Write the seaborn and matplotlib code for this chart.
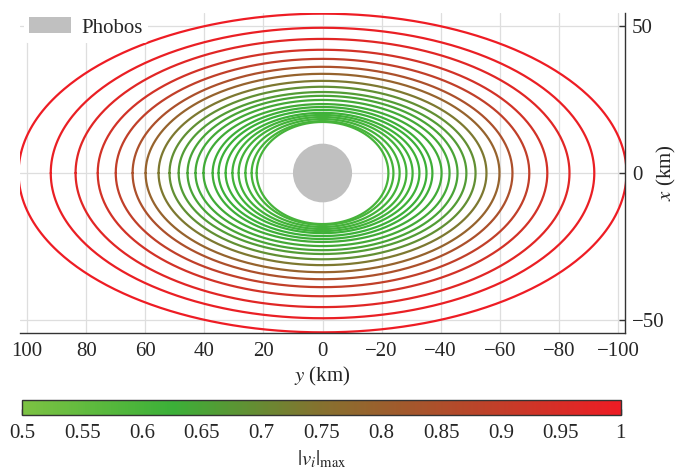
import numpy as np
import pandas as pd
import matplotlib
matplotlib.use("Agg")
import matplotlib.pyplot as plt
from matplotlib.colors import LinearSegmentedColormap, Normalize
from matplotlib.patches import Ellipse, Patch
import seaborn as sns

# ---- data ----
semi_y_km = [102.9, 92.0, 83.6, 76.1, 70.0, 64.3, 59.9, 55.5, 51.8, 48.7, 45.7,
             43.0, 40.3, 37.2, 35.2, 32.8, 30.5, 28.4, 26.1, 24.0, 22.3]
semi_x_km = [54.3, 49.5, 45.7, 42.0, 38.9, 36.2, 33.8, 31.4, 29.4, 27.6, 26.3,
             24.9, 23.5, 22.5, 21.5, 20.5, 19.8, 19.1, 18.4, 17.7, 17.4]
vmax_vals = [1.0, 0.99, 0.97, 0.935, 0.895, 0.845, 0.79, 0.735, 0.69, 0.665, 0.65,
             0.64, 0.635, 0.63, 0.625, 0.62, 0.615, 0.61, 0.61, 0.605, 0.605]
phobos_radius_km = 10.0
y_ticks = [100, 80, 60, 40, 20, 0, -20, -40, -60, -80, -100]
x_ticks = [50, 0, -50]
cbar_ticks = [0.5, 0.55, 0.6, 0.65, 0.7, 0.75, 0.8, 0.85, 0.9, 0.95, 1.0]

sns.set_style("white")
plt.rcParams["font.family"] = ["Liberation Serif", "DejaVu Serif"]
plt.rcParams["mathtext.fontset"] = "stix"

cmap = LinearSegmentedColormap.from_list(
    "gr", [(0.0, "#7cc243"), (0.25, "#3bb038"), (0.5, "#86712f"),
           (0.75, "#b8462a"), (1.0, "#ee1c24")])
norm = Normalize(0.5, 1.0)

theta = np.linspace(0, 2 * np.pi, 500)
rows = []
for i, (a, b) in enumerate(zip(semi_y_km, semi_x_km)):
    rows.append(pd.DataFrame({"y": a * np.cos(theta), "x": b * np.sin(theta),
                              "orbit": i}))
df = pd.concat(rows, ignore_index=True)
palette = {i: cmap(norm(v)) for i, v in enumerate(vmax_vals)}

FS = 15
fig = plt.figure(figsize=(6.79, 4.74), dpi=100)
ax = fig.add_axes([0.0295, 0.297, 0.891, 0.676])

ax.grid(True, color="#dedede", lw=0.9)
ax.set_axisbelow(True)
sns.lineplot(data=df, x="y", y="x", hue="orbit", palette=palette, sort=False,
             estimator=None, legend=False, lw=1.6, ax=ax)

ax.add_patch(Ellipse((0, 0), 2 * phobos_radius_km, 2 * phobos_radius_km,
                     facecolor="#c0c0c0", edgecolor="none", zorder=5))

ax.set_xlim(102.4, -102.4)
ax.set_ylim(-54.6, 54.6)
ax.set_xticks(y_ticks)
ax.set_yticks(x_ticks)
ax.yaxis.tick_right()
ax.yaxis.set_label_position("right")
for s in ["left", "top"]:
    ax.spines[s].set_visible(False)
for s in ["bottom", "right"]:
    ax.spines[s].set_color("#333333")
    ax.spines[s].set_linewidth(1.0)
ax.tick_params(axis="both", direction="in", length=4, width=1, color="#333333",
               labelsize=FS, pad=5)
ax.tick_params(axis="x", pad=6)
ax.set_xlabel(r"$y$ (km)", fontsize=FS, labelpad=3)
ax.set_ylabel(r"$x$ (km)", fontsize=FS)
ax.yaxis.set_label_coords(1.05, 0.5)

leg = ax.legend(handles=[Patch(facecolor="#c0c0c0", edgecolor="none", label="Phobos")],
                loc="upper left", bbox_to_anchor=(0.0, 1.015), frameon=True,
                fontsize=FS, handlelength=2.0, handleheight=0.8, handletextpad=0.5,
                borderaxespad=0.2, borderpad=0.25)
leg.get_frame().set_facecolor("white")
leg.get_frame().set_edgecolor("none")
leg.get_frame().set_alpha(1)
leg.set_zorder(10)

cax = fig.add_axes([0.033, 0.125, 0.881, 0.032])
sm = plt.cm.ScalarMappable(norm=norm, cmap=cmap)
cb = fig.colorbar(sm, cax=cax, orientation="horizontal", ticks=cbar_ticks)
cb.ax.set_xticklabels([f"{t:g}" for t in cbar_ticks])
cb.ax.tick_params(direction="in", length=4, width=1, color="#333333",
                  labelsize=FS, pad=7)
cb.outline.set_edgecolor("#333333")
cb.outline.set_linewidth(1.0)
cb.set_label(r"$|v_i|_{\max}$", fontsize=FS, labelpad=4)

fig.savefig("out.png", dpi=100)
+ + + +
• _Directive_
Exactly restate the lines from the beginning of the data through the line with "ax = fig.add_axes([0.0295, 0.297, 0.891, 0.676])", and no others, keeping pictures out.

• _Solution to this task_
Write the seaborn and matplotlib code for this chart.
import numpy as np
import pandas as pd
import matplotlib
matplotlib.use("Agg")
import matplotlib.pyplot as plt
from matplotlib.colors import LinearSegmentedColormap, Normalize
from matplotlib.patches import Ellipse, Patch
import seaborn as sns

# ---- data ----
semi_y_km = [102.9, 92.0, 83.6, 76.1, 70.0, 64.3, 59.9, 55.5, 51.8, 48.7, 45.7,
             43.0, 40.3, 37.2, 35.2, 32.8, 30.5, 28.4, 26.1, 24.0, 22.3]
semi_x_km = [54.3, 49.5, 45.7, 42.0, 38.9, 36.2, 33.8, 31.4, 29.4, 27.6, 26.3,
             24.9, 23.5, 22.5, 21.5, 20.5, 19.8, 19.1, 18.4, 17.7, 17.4]
vmax_vals = [1.0, 0.99, 0.97, 0.935, 0.895, 0.845, 0.79, 0.735, 0.69, 0.665, 0.65,
             0.64, 0.635, 0.63, 0.625, 0.62, 0.615, 0.61, 0.61, 0.605, 0.605]
phobos_radius_km = 10.0
y_ticks = [100, 80, 60, 40, 20, 0, -20, -40, -60, -80, -100]
x_ticks = [50, 0, -50]
cbar_ticks = [0.5, 0.55, 0.6, 0.65, 0.7, 0.75, 0.8, 0.85, 0.9, 0.95, 1.0]

sns.set_style("white")
plt.rcParams["font.family"] = ["Liberation Serif", "DejaVu Serif"]
plt.rcParams["mathtext.fontset"] = "stix"

cmap = LinearSegmentedColormap.from_list(
    "gr", [(0.0, "#7cc243"), (0.25, "#3bb038"), (0.5, "#86712f"),
           (0.75, "#b8462a"), (1.0, "#ee1c24")])
norm = Normalize(0.5, 1.0)

theta = np.linspace(0, 2 * np.pi, 500)
rows = []
for i, (a, b) in enumerate(zip(semi_y_km, semi_x_km)):
    rows.append(pd.DataFrame({"y": a * np.cos(theta), "x": b * np.sin(theta),
                              "orbit": i}))
df = pd.concat(rows, ignore_index=True)
palette = {i: cmap(norm(v)) for i, v in enumerate(vmax_vals)}

FS = 15
fig = plt.figure(figsize=(6.79, 4.74), dpi=100)
ax = fig.add_axes([0.0295, 0.297, 0.891, 0.676])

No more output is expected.